Jakob Hirsch jh at plonk.de
Mon Mar 17 02:06:32 CET 2014


On 14.03.2014 12:47, Tore Anderson wrote:
>>> Christopher and others => you are RIGHT! Do not change your mind
>> Right abouth _what_? You provided not a single reason for the described
>> behaviour, i.e. the missing fallback to native IPv6.
> According to Microsoft, there should never be a "fallback to native
> IPv6", as IPv6 should be the preferred protocol. Teredo should be the
> fallback, for those situations where end-to-end IPv6 isn't available.

The "fallback" I was talking about is not a description of the current
behaviour, it's about what is missing.

> Can you confirm that this is the case that all the XB1s involved have
> native IPv6 connectivity, and that Teredo is used in spite of that? (If

No, and I did not claim that.

> not all of the XB1s communicating have native IPv6, fallback to Teredo
> is the expected behaviour.)

"documented", yes, but sureley not "expected".

> involved XB1s are behind AVM HGWs, any IPv6 connectivity is broken and
> thus useless. That may well be the reason why the XB1 is trying to fall
> back on Teredo in the first place, a fact that makes the claims in the

No, according to Microsoft the XB1 will not use native IPv6 if one of
the peers is IPv4 only.

> «The Xbox's behavior contradicts the Teredo standard (RFC 4380 Section
> 5.5)». --> No, it doesn't, because the XB1 *doesn't* have IPv6
> connectivity, because the AVM broke it.

No.

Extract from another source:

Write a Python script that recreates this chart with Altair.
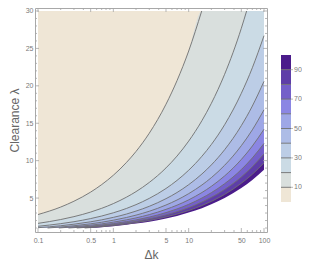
import altair as alt
import pandas as pd

# ---------------- data ----------------
dk_major = [0.1, 0.5, 1, 5, 10, 50, 100]
dk_minor = [0.2, 0.3, 0.4, 0.6, 0.7, 0.8, 0.9, 2, 3, 4, 6, 7, 8, 9,
            20, 30, 40, 60, 70, 80, 90]
lam_major = [5, 10, 15, 20, 25, 30]
lam_minor = [1, 2, 3, 4, 6, 7, 8, 9, 11, 12, 13, 14, 16, 17, 18, 19,
             21, 22, 23, 24, 26, 27, 28, 29]

levels = [10, 20, 30, 40, 50, 60, 70, 80, 90, 100]
legend_labels = [10, 30, 50, 70, 90]

band_names = ["0-10", "10-20", "20-30", "30-40", "40-50",
              "50-60", "60-70", "70-80", "80-90", "90-100"]
band_colors = ["#efe6d6", "#d9dfdd", "#cbdbe5", "#bccde6", "#adbce6",
               "#9ea7e6", "#8b86e3", "#7460c9", "#5e3ea8", "#4b1c8b"]

# contour lines (Δk, λ)
c10_dk = [0.1, 0.2, 0.3, 0.5, 0.7, 1, 1.5, 2, 3, 5, 7, 10, 14.9, 100]
c10_lam = [2.80, 3.80, 4.58, 5.80, 6.80, 8.05, 9.78, 11.23, 13.67, 17.54, 20.69, 24.65, 30, 30]

c20_dk = [0.1, 0.2, 0.3, 0.5, 0.7, 1, 1.5, 2, 3, 5, 7, 10, 15, 20, 30, 50, 58.8, 100]
c20_lam = [1.62, 2.13, 2.52, 3.13, 3.63, 4.26, 5.13, 5.86, 7.09, 9.03, 10.61, 12.61, 15.35, 17.66, 21.54, 27.69, 30, 30]

c30_dk = [0.1, 0.2, 0.3, 0.5, 0.7, 1, 1.5, 2, 3, 5, 7, 10, 15, 20, 30, 50, 70, 100]
c30_lam = [1.23, 1.58, 1.84, 2.26, 2.60, 3.03, 3.62, 4.12, 4.96, 6.28, 7.36, 8.72, 10.59, 12.16, 14.80, 19.00, 22.41, 26.70]

c40_dk = [0.1, 0.2, 0.3, 0.5, 0.7, 1, 1.5, 2, 3, 5, 7, 10, 15, 20, 30, 50, 70, 100]
c40_lam = [1.04, 1.30, 1.51, 1.83, 2.09, 2.42, 2.87, 3.26, 3.90, 4.92, 5.74, 6.79, 8.22, 9.43, 11.46, 14.68, 17.30, 20.60]

c50_dk = [0.134, 0.2, 0.3, 0.5, 0.7, 1, 1.5, 2, 3, 5, 7, 10, 15, 20, 30, 50, 70, 100]
c50_lam = [1.0, 1.13, 1.30, 1.56, 1.77, 2.04, 2.41, 2.72, 3.24, 4.07, 4.74, 5.59, 6.75, 7.73, 9.38, 12.00, 14.12, 16.80]

c60_dk = [0.189, 0.3, 0.5, 0.7, 1, 1.5, 2, 3, 5, 7, 10, 15, 20, 30, 50, 70, 100]
c60_lam = [1.0, 1.16, 1.38, 1.55, 1.78, 2.09, 2.35, 2.79, 3.49, 4.05, 4.76, 5.74, 6.57, 7.96, 10.16, 11.95, 14.20]

c70_dk = [0.254, 0.3, 0.5, 0.7, 1, 1.5, 2, 3, 5, 7, 10, 15, 20, 30, 50, 70, 100]
c70_lam = [1.0, 1.05, 1.24, 1.40, 1.59, 1.86, 2.08, 2.46, 3.06, 3.55, 4.16, 5.01, 5.72, 6.92, 8.81, 10.36, 12.30]

c80_dk = [0.327, 0.5, 0.7, 1, 1.5, 2, 3, 5, 7, 10, 15, 20, 30, 50, 70, 100]
c80_lam = [1.0, 1.14, 1.28, 1.45, 1.69, 1.88, 2.22, 2.75, 3.18, 3.72, 4.47, 5.10, 6.15, 7.82, 9.19, 10.90]

c90_dk = [0.416, 0.5, 0.7, 1, 1.5, 2, 3, 5, 7, 10, 15, 20, 30, 50, 70, 100]
c90_lam = [1.0, 1.06, 1.18, 1.33, 1.54, 1.72, 2.01, 2.48, 2.86, 3.34, 4.00, 4.56, 5.49, 6.98, 8.18, 9.70]

c100_dk = [0.51, 0.7, 1, 1.5, 2, 3, 5, 7, 10, 15, 20, 30, 50, 70, 100]
c100_lam = [1.0, 1.10, 1.24, 1.43, 1.59, 1.85, 2.28, 2.62, 3.06, 3.65, 4.16, 5.00, 6.34, 7.43, 8.80]

contours = [(c10_dk, c10_lam), (c20_dk, c20_lam), (c30_dk, c30_lam),
            (c40_dk, c40_lam), (c50_dk, c50_lam), (c60_dk, c60_lam),
            (c70_dk, c70_lam), (c80_dk, c80_lam), (c90_dk, c90_lam),
            (c100_dk, c100_lam)]

dk_range = [0.1, 100]
lam_range = [1, 30]

# ---------------- layout ----------------
W, H = 232, 224
FONT = "Liberation Sans"
LINE = "#6f6f6f"
TICK = "#a6a6a6"
LABEL = "#7a7a7a"

xs = alt.Scale(type="log", domain=[0.0912, 109.6], nice=False)
ys = alt.Scale(domain=[0.4655, 30.40], nice=False, zero=False)

x_axis = alt.Axis(values=dk_major, format="~g", ticks=False, domain=False,
                  grid=False, labelPadding=4, title="Δk", titlePadding=6,
                  labelFont=FONT, labelFontSize=7, labelColor=LABEL,
                  titleFont=FONT, titleFontSize=12, titleFontWeight="normal",
                  titleColor="#666666")
y_axis = alt.Axis(values=lam_major, ticks=False, domain=False, grid=False,
                  labelPadding=2, title="Clearance λ", titlePadding=4,
                  labelFont=FONT, labelFontSize=7, labelColor=LABEL,
                  titleFont=FONT, titleFontSize=12, titleFontWeight="normal",
                  titleColor="#666666")


def X():
    return alt.X("dk:Q", scale=xs, axis=x_axis)


layers = []

# background band (lowest values)
bg = pd.DataFrame({"dk": dk_range, "lam": [lam_range[1]] * 2, "base": [lam_range[0]] * 2})
layers.append(
    alt.Chart(bg).mark_area(color=band_colors[0], opacity=1).encode(
        x=X(), y=alt.Y("lam:Q", scale=ys, axis=y_axis), y2="base:Q"
    )
)

# painter's order: each region below a contour takes the next band's colour
fills = band_colors[1:] + ["#ffffff"]
for (cdk, clam), col in zip(contours, fills):
    df = pd.DataFrame({"dk": cdk, "lam": clam, "base": [lam_range[0]] * len(cdk)})
    layers.append(
        alt.Chart(df).mark_area(color=col, opacity=1, interpolate="monotone").encode(
            x=X(), y=alt.Y("lam:Q", scale=ys, axis=None), y2="base:Q"
        )
    )

# contour lines (skip the edge of the blank region)
for cdk, clam in contours[:-1]:
    keep_dk, keep_lam = [], []
    for d, l in zip(cdk, clam):
        keep_dk.append(d)
        keep_lam.append(l)
        if l >= lam_range[1]:
            break
    df = pd.DataFrame({"dk": keep_dk, "lam": keep_lam})
    layers.append(
        alt.Chart(df).mark_line(color=LINE, strokeWidth=0.9, interpolate="monotone").encode(
            x=X(), y=alt.Y("lam:Q", scale=ys, axis=None)
        )
    )


# frame ticks (inward, all four sides)
def xticks(vals, size):
    df = pd.DataFrame({"dk": vals})
    bot = alt.Chart(df).mark_rule(color=TICK, strokeWidth=0.8).encode(
        x=X(), y=alt.value(H), y2=alt.value(H - size))
    top = alt.Chart(df).mark_rule(color=TICK, strokeWidth=0.8).encode(
        x=X(), y=alt.value(0), y2=alt.value(size))
    return [bot, top]


def yticks(vals, size):
    df = pd.DataFrame({"lam": vals})
    left = alt.Chart(df).mark_rule(color=TICK, strokeWidth=0.8).encode(
        y=alt.Y("lam:Q", scale=ys, axis=None), x=alt.value(0), x2=alt.value(size))
    right = alt.Chart(df).mark_rule(color=TICK, strokeWidth=0.8).encode(
        y=alt.Y("lam:Q", scale=ys, axis=None), x=alt.value(W), x2=alt.value(W - size))
    return [left, right]


layers += xticks(dk_major, 4) + xticks(dk_minor, 2)
layers += yticks(lam_major, 4) + yticks(lam_minor, 2)

# ---------------- colour bar legend (own y scale) ----------------
ls = alt.Scale(domain=[0, 100], range=[194, 47], nice=False, zero=False)
leg_df = pd.DataFrame({"lo": [0] + levels[:-1], "hi": levels, "band": band_names})
bar = alt.Chart(leg_df).mark_rect().encode(
    y=alt.Y("lo:Q", scale=ls, axis=None), y2="hi:Q",
    x=alt.value(246), x2=alt.value(256),
    color=alt.Color("band:N", scale=alt.Scale(domain=band_names, range=band_colors), legend=None),
)
sep_df = pd.DataFrame({"v": levels[:-1]})
seps = alt.Chart(sep_df).mark_rule(color=LINE, strokeWidth=0.9).encode(
    y=alt.Y("v:Q", scale=ls, axis=None), x=alt.value(246), x2=alt.value(256))
lab_df = pd.DataFrame({"v": legend_labels, "t": [str(v) for v in legend_labels]})
ltick = alt.Chart(lab_df).mark_rule(color=TICK, strokeWidth=0.8).encode(
    y=alt.Y("v:Q", scale=ls, axis=None), x=alt.value(256), x2=alt.value(258))
ltext = alt.Chart(lab_df).mark_text(align="left", baseline="middle", font=FONT,
                                    fontSize=7, color=LABEL).encode(
    y=alt.Y("v:Q", scale=ls, axis=None), x=alt.value(259), text="t:N")

layers += [bar, seps, ltick, ltext]

chart = alt.layer(*layers).resolve_scale(y="independent").properties(
    width=W, height=H,
    autosize=alt.AutoSizeParams(type="none"),
    padding={"left": 27, "top": 0, "right": 35, "bottom": 29},
).configure_view(stroke="#a8a8a8", strokeWidth=1)

chart.save("out.html", embed_options={"renderer": "svg", "actions": False})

Just because there's stateful IPv6 firewall does not mean "no IPv6
connectivity"?

> (Besides which, RFC 4380 section
> 5.5 is meant for Teredo implementers, not for HGW manufacturers.)

So what? It's XB1 which is using Teredo and violating section 5.5 of RFC
4380 (which is, ironically, authored by Microsoft itself). And now the
HGW is the one to blame for that it was not expecting that?

> Finally, the KB article says «there is a risk that using Teredo could
> allow the security functions of the FRITZ!Box to be circumvented». I
> cannot see how the presence of IPv6 makes this any worse. If AVM had

That's simple:
- As long as my HGW is _not_ doing IPv6, I do not expect it to prevent
unwanted IPv6 traffic
- If my HGW _is_ doing IPv6, I do expect it to prevent unwanted IPv6 traffic

Sure, this is all debatable and everything, but I really don't
understand the harsh bashing of AVM and avid defense of the XB1 at the
same time time here. The XB1, as recently released device, abuses an
outdated, skunky protocol to create its own pseudo-VPN and everybody's
cheering for it, without a single critical remark? That's just sad.